***** Data shown *****

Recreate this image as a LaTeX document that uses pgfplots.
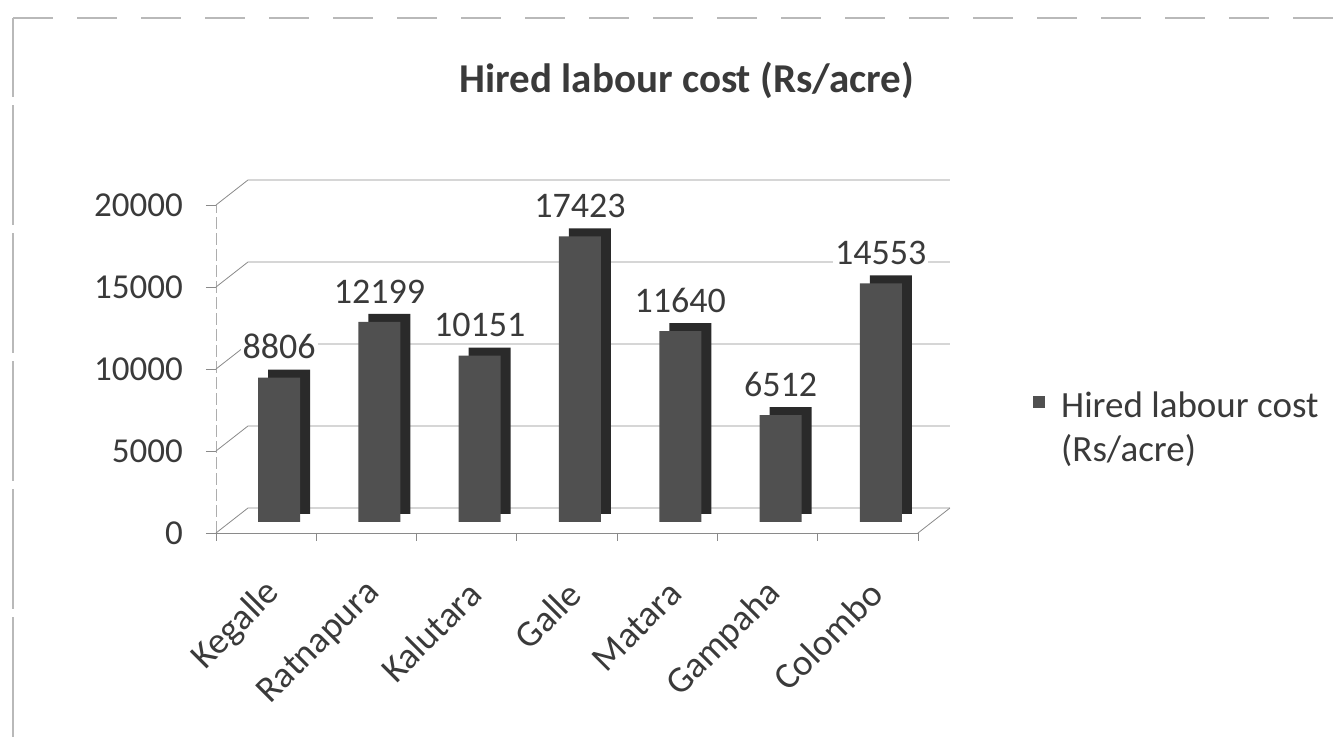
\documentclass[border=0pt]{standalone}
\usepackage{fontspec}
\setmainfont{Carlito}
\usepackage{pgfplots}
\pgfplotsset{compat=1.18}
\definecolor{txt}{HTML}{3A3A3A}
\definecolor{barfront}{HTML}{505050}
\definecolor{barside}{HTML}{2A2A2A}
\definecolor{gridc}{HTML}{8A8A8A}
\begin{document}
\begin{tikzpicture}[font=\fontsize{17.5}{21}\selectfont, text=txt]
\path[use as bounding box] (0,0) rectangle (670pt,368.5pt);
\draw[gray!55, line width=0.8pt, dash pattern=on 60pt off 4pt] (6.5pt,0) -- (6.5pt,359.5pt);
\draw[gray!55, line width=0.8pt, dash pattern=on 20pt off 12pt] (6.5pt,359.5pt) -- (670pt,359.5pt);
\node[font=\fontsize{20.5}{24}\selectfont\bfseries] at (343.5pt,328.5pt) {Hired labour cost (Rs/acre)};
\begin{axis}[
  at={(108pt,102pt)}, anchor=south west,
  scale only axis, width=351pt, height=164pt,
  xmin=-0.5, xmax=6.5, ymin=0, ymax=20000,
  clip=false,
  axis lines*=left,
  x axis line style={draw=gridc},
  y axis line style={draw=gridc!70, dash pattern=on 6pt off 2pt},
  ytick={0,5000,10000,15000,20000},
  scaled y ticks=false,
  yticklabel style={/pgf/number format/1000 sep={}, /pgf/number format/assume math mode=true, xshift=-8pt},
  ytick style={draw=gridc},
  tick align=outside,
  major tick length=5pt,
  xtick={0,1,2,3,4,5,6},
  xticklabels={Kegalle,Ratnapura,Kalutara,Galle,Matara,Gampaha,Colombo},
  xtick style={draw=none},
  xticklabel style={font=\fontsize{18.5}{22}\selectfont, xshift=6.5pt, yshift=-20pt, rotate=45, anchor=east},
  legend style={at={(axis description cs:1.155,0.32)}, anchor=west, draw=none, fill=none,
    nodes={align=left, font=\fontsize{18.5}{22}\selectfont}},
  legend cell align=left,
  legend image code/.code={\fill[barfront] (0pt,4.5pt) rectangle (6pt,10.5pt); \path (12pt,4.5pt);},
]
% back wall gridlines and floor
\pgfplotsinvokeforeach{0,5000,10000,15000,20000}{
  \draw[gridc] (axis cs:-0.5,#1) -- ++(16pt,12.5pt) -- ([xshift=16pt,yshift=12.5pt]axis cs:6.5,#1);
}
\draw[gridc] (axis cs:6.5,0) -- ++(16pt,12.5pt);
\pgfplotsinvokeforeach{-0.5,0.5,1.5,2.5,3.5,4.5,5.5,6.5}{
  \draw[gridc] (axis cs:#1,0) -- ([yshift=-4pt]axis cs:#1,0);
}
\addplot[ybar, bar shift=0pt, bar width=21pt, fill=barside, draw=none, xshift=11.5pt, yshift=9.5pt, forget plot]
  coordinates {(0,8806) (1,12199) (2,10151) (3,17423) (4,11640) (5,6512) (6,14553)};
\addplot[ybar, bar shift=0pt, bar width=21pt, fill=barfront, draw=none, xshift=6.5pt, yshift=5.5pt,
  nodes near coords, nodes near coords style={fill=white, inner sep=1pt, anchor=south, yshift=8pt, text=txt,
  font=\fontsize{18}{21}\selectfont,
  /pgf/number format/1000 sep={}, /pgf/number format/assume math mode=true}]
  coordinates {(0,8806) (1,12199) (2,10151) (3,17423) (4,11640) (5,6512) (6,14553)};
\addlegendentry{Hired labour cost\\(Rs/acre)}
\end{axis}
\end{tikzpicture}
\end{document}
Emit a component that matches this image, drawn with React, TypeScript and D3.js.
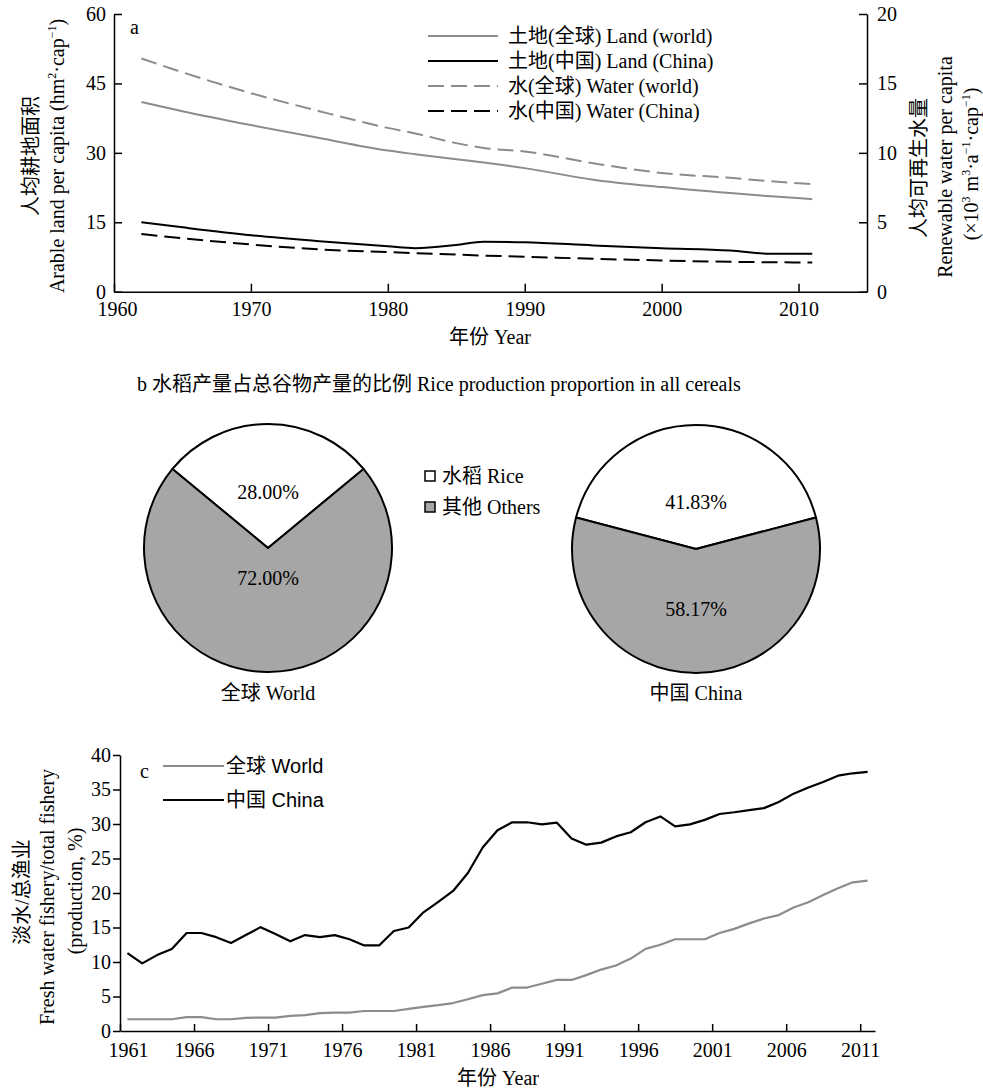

*****

- Aim -
Retype the whole listing, keeping every line identical and omitting all pictures.

- Expected answer -
Recreate this image as a LaTeX document that uses pgfplots.
\documentclass[border=0pt]{standalone}
\usepackage{fontspec}
\setmainfont{Carlito}
\usepackage{pgfplots}
\pgfplotsset{compat=1.18}
\definecolor{txt}{HTML}{3A3A3A}
\definecolor{barfront}{HTML}{505050}
\definecolor{barside}{HTML}{2A2A2A}
\definecolor{gridc}{HTML}{8A8A8A}
\begin{document}
\begin{tikzpicture}[font=\fontsize{17.5}{21}\selectfont, text=txt]
\path[use as bounding box] (0,0) rectangle (670pt,368.5pt);
\draw[gray!55, line width=0.8pt, dash pattern=on 60pt off 4pt] (6.5pt,0) -- (6.5pt,359.5pt);
\draw[gray!55, line width=0.8pt, dash pattern=on 20pt off 12pt] (6.5pt,359.5pt) -- (670pt,359.5pt);
\node[font=\fontsize{20.5}{24}\selectfont\bfseries] at (343.5pt,328.5pt) {Hired labour cost (Rs/acre)};
\begin{axis}[
  at={(108pt,102pt)}, anchor=south west,
  scale only axis, width=351pt, height=164pt,
  xmin=-0.5, xmax=6.5, ymin=0, ymax=20000,
  clip=false,
  axis lines*=left,
  x axis line style={draw=gridc},
  y axis line style={draw=gridc!70, dash pattern=on 6pt off 2pt},
  ytick={0,5000,10000,15000,20000},
  scaled y ticks=false,
  yticklabel style={/pgf/number format/1000 sep={}, /pgf/number format/assume math mode=true, xshift=-8pt},
  ytick style={draw=gridc},
  tick align=outside,
  major tick length=5pt,
  xtick={0,1,2,3,4,5,6},
  xticklabels={Kegalle,Ratnapura,Kalutara,Galle,Matara,Gampaha,Colombo},
  xtick style={draw=none},
  xticklabel style={font=\fontsize{18.5}{22}\selectfont, xshift=6.5pt, yshift=-20pt, rotate=45, anchor=east},
  legend style={at={(axis description cs:1.155,0.32)}, anchor=west, draw=none, fill=none,
    nodes={align=left, font=\fontsize{18.5}{22}\selectfont}},
  legend cell align=left,
  legend image code/.code={\fill[barfront] (0pt,4.5pt) rectangle (6pt,10.5pt); \path (12pt,4.5pt);},
]
% back wall gridlines and floor
\pgfplotsinvokeforeach{0,5000,10000,15000,20000}{
  \draw[gridc] (axis cs:-0.5,#1) -- ++(16pt,12.5pt) -- ([xshift=16pt,yshift=12.5pt]axis cs:6.5,#1);
}
\draw[gridc] (axis cs:6.5,0) -- ++(16pt,12.5pt);
\pgfplotsinvokeforeach{-0.5,0.5,1.5,2.5,3.5,4.5,5.5,6.5}{
  \draw[gridc] (axis cs:#1,0) -- ([yshift=-4pt]axis cs:#1,0);
}
\addplot[ybar, bar shift=0pt, bar width=21pt, fill=barside, draw=none, xshift=11.5pt, yshift=9.5pt, forget plot]
  coordinates {(0,8806) (1,12199) (2,10151) (3,17423) (4,11640) (5,6512) (6,14553)};
\addplot[ybar, bar shift=0pt, bar width=21pt, fill=barfront, draw=none, xshift=6.5pt, yshift=5.5pt,
  nodes near coords, nodes near coords style={fill=white, inner sep=1pt, anchor=south, yshift=8pt, text=txt,
  font=\fontsize{18}{21}\selectfont,
  /pgf/number format/1000 sep={}, /pgf/number format/assume math mode=true}]
  coordinates {(0,8806) (1,12199) (2,10151) (3,17423) (4,11640) (5,6512) (6,14553)};
\addlegendentry{Hired labour cost\\(Rs/acre)}
\end{axis}
\end{tikzpicture}
\end{document}
Emit a component that matches this image, drawn with React, TypeScript and D3.js.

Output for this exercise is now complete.